The central insight: A distributed lock, by itself, does NOT guarantee mutual exclusion. If a lock holder pauses (GC) and the lock expires (TTL), another holder acquires it. Two holders operate simultaneously. True mutual exclusion requires a lock service plus fencing tokens at the protected resource.
Three Categories of Locking Need
Tier 1 — Efficiency
Prevent duplicate work (cache stampede, job dedup). Violation = wasted work. Tolerable. Use Redis SET NX.
Tier 2 — Correctness
Protect shared state (wallet balance, leader election). Violation = data corruption, split brain. Catastrophic. Use consensus + fencing.

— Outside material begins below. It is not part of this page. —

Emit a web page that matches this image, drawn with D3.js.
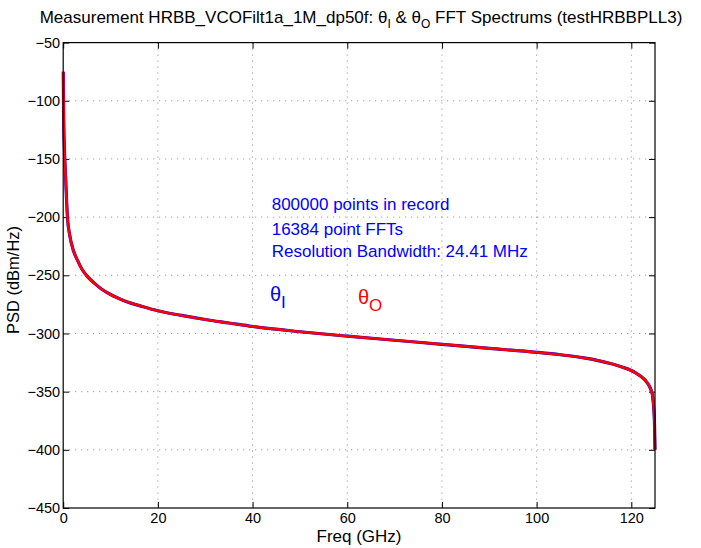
<!DOCTYPE html>
<html>
<head>
<meta charset="utf-8">
<script src="https://cdn.jsdelivr.net/npm/d3@7/dist/d3.min.js"></script>
<style>
body { margin: 0; background: #fff; }
text { font-family: "Liberation Sans", Arial, Helvetica, sans-serif; }
</style>
</head>
<body>
<div id="chart"></div>
<script>
// values (GHz / dBm/Hz)
var freqGHz = [0.02, 0.1, 0.25, 0.5, 0.9, 1.4, 2.1, 3.0, 4.0, 5, 6.5, 8, 10, 13, 16.9, 20, 25, 30, 35, 40, 50, 60, 70, 80, 90, 100, 105, 110, 113, 116, 118, 120, 121, 122, 123, 123.7, 124.2, 124.5, 124.75, 124.9, 125];
var thetaI = [-75, -115, -140, -165, -200, -216, -228, -237, -245, -250.5, -256.5, -261.5, -266.5, -272, -277, -280.5, -284.5, -288, -291, -294, -298.5, -302.3, -305.8, -309.3, -312.8, -316.2, -318.3, -321, -323.3, -326.3, -328.8, -331.8, -334, -336.8, -340.5, -344.5, -349, -354, -365, -378, -400];
var thetaO = [-75, -115, -140, -165, -200, -216, -228, -237, -245, -250.5, -256.5, -261.5, -266.5, -272, -277, -280.5, -284.5, -288, -291, -294, -298.5, -302.3, -305.8, -309.3, -312.8, -316.2, -318.3, -321, -323.3, -326.3, -328.8, -331.8, -334, -336.8, -340.5, -344.5, -349, -354, -365, -378, -400];

var xTicks = [0, 20, 40, 60, 80, 100, 120];
var yTicks = [-50, -100, -150, -200, -250, -300, -350, -400, -450];
var notes = ["800000 points in record", "16384 point FFTs", "Resolution Bandwidth: 24.41 MHz"];

var margin = {top: 42.6, right: 46, bottom: 40, left: 63.2},
    width = 701 - margin.left - margin.right,
    height = 548 - margin.top - margin.bottom;

var svg = d3.select("#chart").append("svg")
    .attr("width", 701)
    .attr("height", 548);

var g = svg.append("g")
    .attr("transform", "translate(" + margin.left + "," + margin.top + ")");

var x = d3.scaleLinear().domain([0, 125]).range([0, width]);
var y = d3.scaleLinear().domain([-450, -50]).range([height, 0]);

// dotted grid
g.append("g").selectAll("line").data(xTicks.filter(function (d) { return d > 0; }))
    .enter().append("line")
    .attr("x1", function (d) { return x(d); }).attr("x2", function (d) { return x(d); })
    .attr("y1", 0).attr("y2", height)
    .attr("stroke", "#555").attr("stroke-width", 0.7).attr("stroke-dasharray", "1,5");
g.append("g").selectAll("line").data(yTicks.filter(function (d) { return d > -450 && d < -50; }))
    .enter().append("line")
    .attr("y1", function (d) { return y(d); }).attr("y2", function (d) { return y(d); })
    .attr("x1", 0).attr("x2", width)
    .attr("stroke", "#555").attr("stroke-width", 0.7).attr("stroke-dasharray", "1,5");

// axes, ticks pointing inwards
g.append("g").attr("transform", "translate(0," + height + ")")
    .call(d3.axisBottom(x).tickValues(xTicks).tickSize(-6).tickPadding(5));
g.append("g").call(d3.axisTop(x).tickValues(xTicks).tickSize(-6).tickFormat(""));
g.append("g").call(d3.axisLeft(y).tickValues(yTicks).tickSize(-6).tickPadding(3));
g.append("g").attr("transform", "translate(" + width + ",0)")
    .call(d3.axisRight(y).tickValues(yTicks).tickSize(-6).tickFormat(""));
g.selectAll(".domain").remove();
g.selectAll(".tick line").attr("stroke", "#000");
g.selectAll(".tick text").attr("font-size", 14.5).attr("fill", "#000")
    .style("font-family", "'Liberation Sans', Arial, sans-serif");

// spectra
var line = d3.line()
    .x(function (d) { return x(d[0]); })
    .y(function (d) { return y(d[1]); })
    .curve(d3.curveMonotoneX);

g.append("path")
    .datum(d3.zip(freqGHz, thetaI))
    .attr("d", line)
    .attr("fill", "none").attr("stroke", "#0000ff").attr("stroke-width", 3.2);
g.append("path")
    .datum(d3.zip(freqGHz, thetaO))
    .attr("d", line)
    .attr("fill", "none").attr("stroke", "#ff0000").attr("stroke-width", 2.6);

// box
g.append("rect").attr("width", width).attr("height", height)
    .attr("fill", "none").attr("stroke", "#000").attr("stroke-width", 1.2);

// notes
g.append("g").selectAll("text").data(notes).enter().append("text")
    .attr("x", 271.7 - margin.left)
    .attr("y", function (d, i) { return [210, 235, 257][i] - margin.top; })
    .attr("font-size", 17).attr("fill", "#0000ff")
    .text(function (d) { return d; });

var tI = g.append("text").attr("x", 270 - margin.left).attr("y", 301 - margin.top)
    .attr("fill", "#0000ff").attr("font-size", 20);
tI.append("tspan").text("θ");
tI.append("tspan").attr("dy", 7).attr("font-size", 17).text("I");

var tO = g.append("text").attr("x", 358 - margin.left).attr("y", 304 - margin.top)
    .attr("fill", "#ff0000").attr("font-size", 20);
tO.append("tspan").text("θ");
tO.append("tspan").attr("dy", 7).attr("font-size", 17).text("O");

// title
var title = svg.append("text").attr("x", 361).attr("y", 23)
    .attr("text-anchor", "middle").attr("font-size", 17).attr("fill", "#000");
title.append("tspan").text("Measurement HRBB_VCOFilt1a_1M_dp50f: θ");
title.append("tspan").attr("dy", 5).attr("font-size", 12).text("I");
title.append("tspan").attr("dy", -5).text(" & θ");
title.append("tspan").attr("dy", 5).attr("font-size", 12).text("O");
title.append("tspan").attr("dy", -5).text(" FFT Spectrums (testHRBBPLL3)");

// axis labels
svg.append("text").attr("x", 359).attr("y", 542)
    .attr("text-anchor", "middle").attr("font-size", 17).text("Freq (GHz)");
svg.append("text")
    .attr("transform", "translate(19,280) rotate(-90)")
    .attr("text-anchor", "middle").attr("font-size", 16.5).text("PSD (dBm/Hz)");
</script>
</body>
</html>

The most common production mistake: using a Tier 1 lock for a Tier 2 problem. Fast, simple, almost always correct — until the one time it isn't, and $50,000 vanishes from a user's account.
The Naive Lock & Its Four Failures
A database row lock (INSERT INTO locks ON CONFLICT DO NOTHING) fails in four ways: holder crashes → lock stuck forever (no TTL), TTL expires while holder works (two holders simultaneously), network partition (lock unreachable), and clock skew (TTL unreliable). Every component in our distributed design solves one of these.